The real estate sector in Pakistan holds significant importance, contributing around 60 to 70% of the country’s total wealth, with an estimated value of $300 to $400 billion. This industry encompasses a range of activities, including constructing, developing, managing, and selling residential, commercial, and industrial properties. It is a key contributor to Pakistan’s GDP, accounting for about 2%, and is the second-largest employment generator after agriculture. The sector’s impact extends beyond direct employment, as it stimulates demand for over 400 industries, from construction materials to financial services like house financing.
Since 2018, the real estate industry in Pakistan has faced substantial challenges, primarily due to increased taxes and stringent measures introduced by the government to promote investment transparency. Consequently, the sector has grappled with economic, financial, and political difficulties, resulting in policy uncertainties and decreased confidence. These challenges have led to the closure of many real estate consultancy offices, affecting millions associated with the industry.
The Federal Board of Revenue (FBR) has implemented strict regulations, such as barring non-filers from property purchases, mandating registration for property transactions exceeding PKR 5 million, and imposing high taxes on property transfers. These measures have deterred potential investors, creating uncertainty and prompting some to explore investment opportunities in other countries. Countries like the UAE and the UK, offering more favorable incentives, have attracted foreign exchange that might have otherwise gone into Pakistan’s real estate.
Interestingly, overseas Pakistanis have invested significantly in the industry, often channeling remittances into real estate due to restrictions on other businesses. The State Bank of Pakistan reports around USD 21.84 billion in remittances during 2019-20, largely from overseas Pakistanis and mainly into the real estate sector. However, excessive regulation has also hindered overseas investors, leading to a reduction in remittances to Pakistan.
Key challenges faced by the Pakistani real estate industry include:
- Non-Execution of Developmental Budgets: The failure to implement budgets for real estate projects has contributed to the sector’s decline, leading to abandoned projects and economic hardships.
- Strict Tax Policies: The FBR’s policies targeting tax non-filers, including withholding taxes on banking transactions, have discouraged investors and brokers, impacting the entire industry.
- Overseas Investment Hurdles: Policies that demand the physical presence of overseas Pakistanis for transactions deter them from investing in the real estate sector.
- Lack of Education and Guidance: A lack of education among agents and dealers has given rise to fraudulent practices. This dissuades overseas Pakistanis from investing due to concerns about losing their funds.
In conclusion, Pakistan’s real estate industry is a vital component of the country’s economy, offering growth potential and employment opportunities.

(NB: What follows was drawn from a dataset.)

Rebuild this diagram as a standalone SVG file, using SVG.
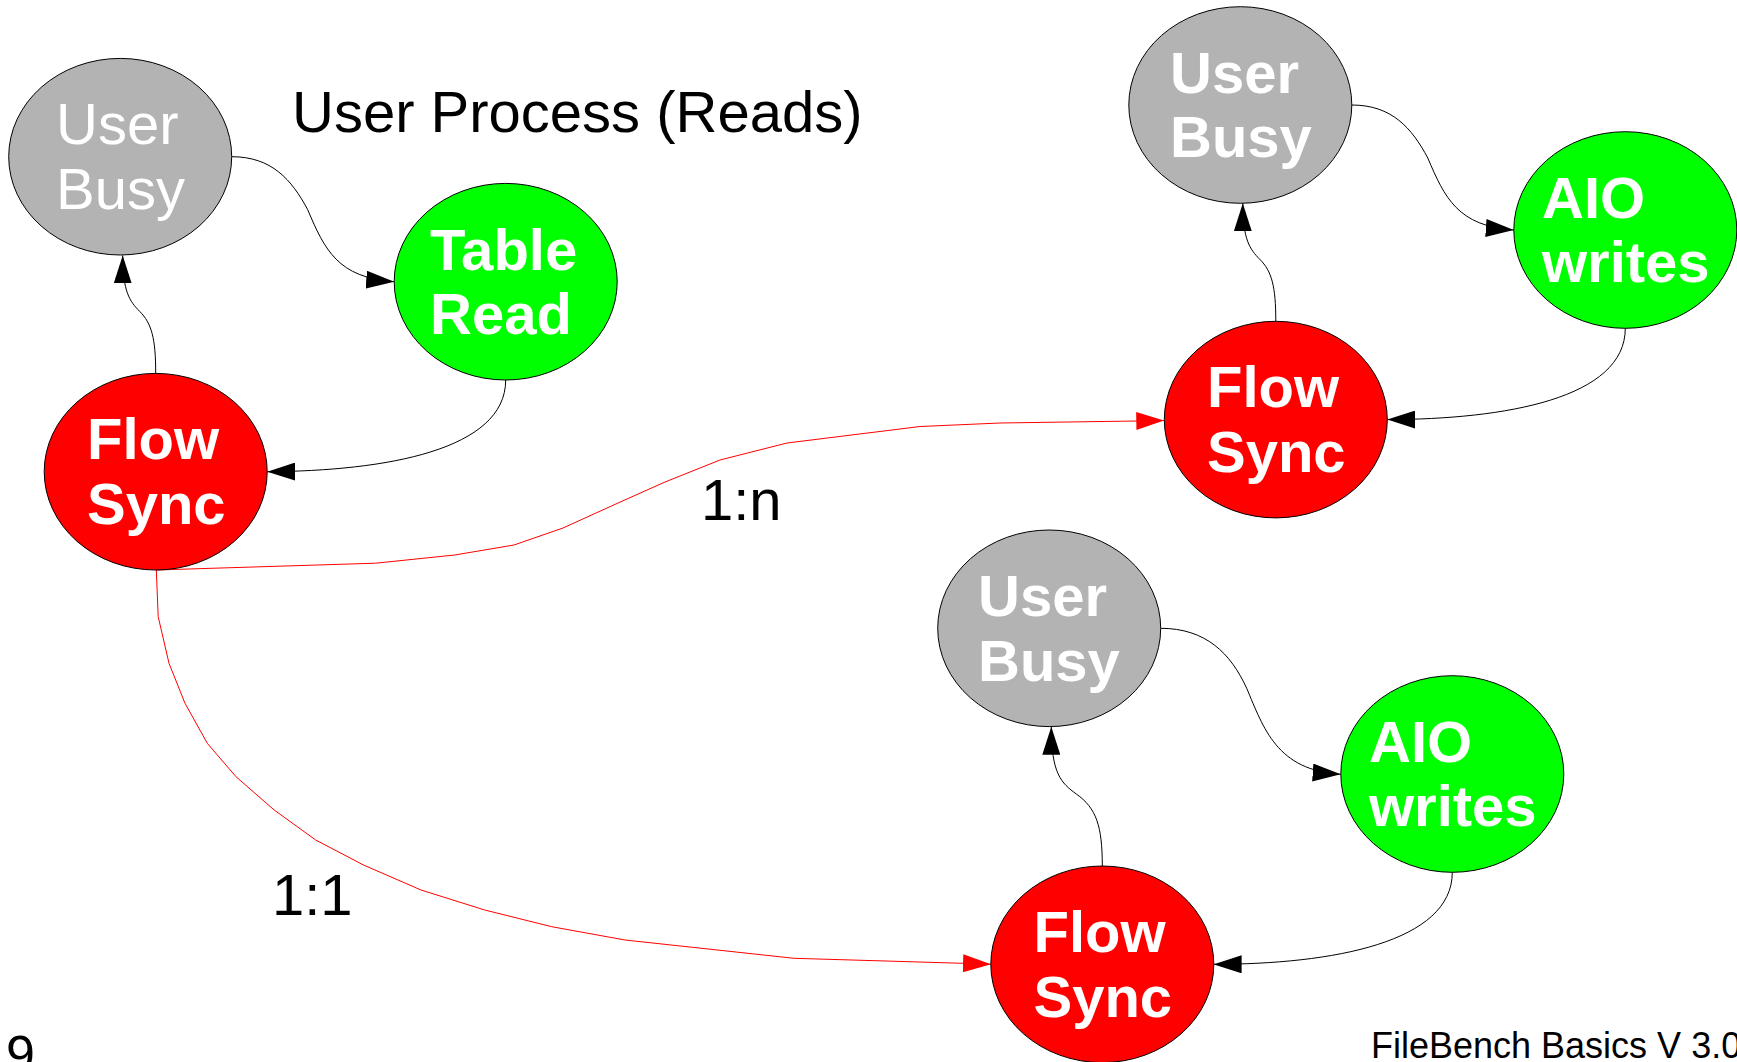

However, challenges such as developmental budget mismanagement, strict tax policies, fraudulent practices, and lack of investment transparency have hindered its progress. Addressing these challenges requires the government to implement investor-friendly policies, enhance transparency, and promote education within the industry. By doing so, Pakistan can foster a stable and flourishing real estate sector that benefits both the economy and its citizens.